Title page for ETD etd-03172005-171920


Type of Document Master's Thesis
Author Young, Dallin George
Author's Email Address dayoung1@vt.edu
URN etd-03172005-171920
Title Student Affairs Preparation Programs: Reported Learning Outcomes by Recent Graduates
Degree Master of Arts
Department Educational Leadership and Policy Studies
Advisory Committee
Advisor Name Title
Janosik, Steven M. Committee Chair
Creamer, Donald G. Committee Member
Muffo, John A. Committee Member
Keywords
  • college student personnel
  • Graduate Students
  • Learning Outcomes
  • CAS
  • Student Affairs Preparation Programs
Date of Defense 2005-01-28
Availability unrestricted
Abstract
Professional preparation is important for individuals in any profession, as well as the profession itself. It is one of the hallmarks of any profession. Many sets of standards for the curriculum of student affairs preparation programs have been promoted throughout the years. Most recently the Council for the Advancement of Standards in Higher Education (CAS) published a set of standards that outline areas of competency for student affairs professionals.

The purpose of this study was to measure the degree to which recent graduates of student affairs preparation programs reported learning about the important foundational elements of the profession. I examined learning based on standards for student affairs preparation programs defined by CAS and compared amounts of reported learning from alumni based on the programs’ adherence to the CAS standards (compliant v. non-compliant). To that end, I administered a 67 item questionnaire to recent graduates from student affairs preparation programs.

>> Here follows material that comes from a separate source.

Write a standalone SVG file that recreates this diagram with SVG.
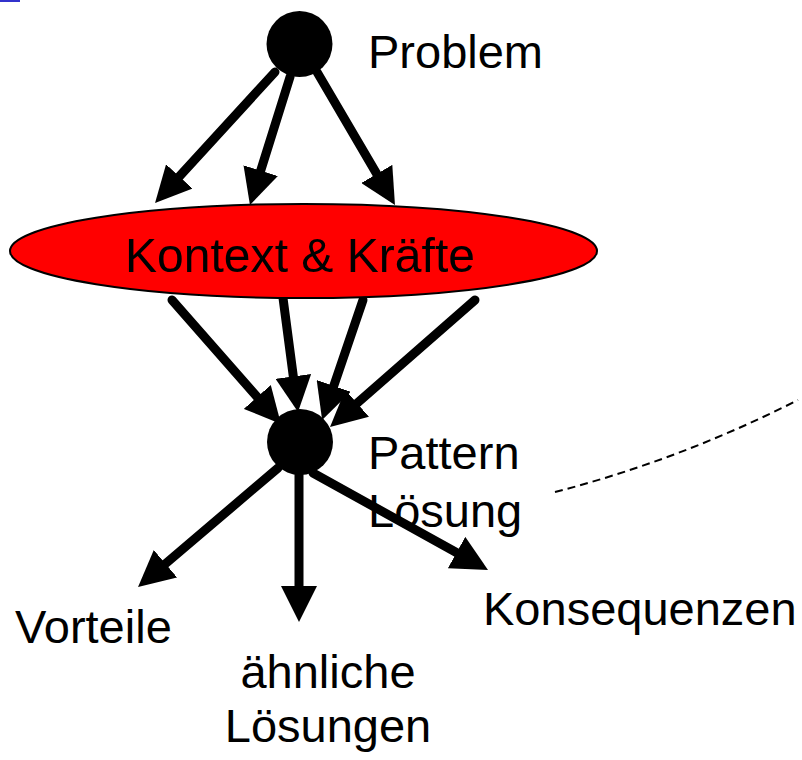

The findings of the present study reveal that a majority of alumni from student affairs preparation programs report having a clear understanding of 57 of 60 identified foundational learning outcomes. Additionally, there was no statistically significant difference between reported learning of alumni from CAS compliant and non-compliant programs based on these foundational learning outcomes on 58 of the 60 items. Data suggest that alumni from CAS compliant programs are more likely to feel confidence in their preparation in 48 of the 60 outcomes presented in the survey. Additionally, the results indicated that alumni from non-compliant programs were more likely to report higher levels of learning based on involvement theory and understanding the level of data a variable in quantitative analysis.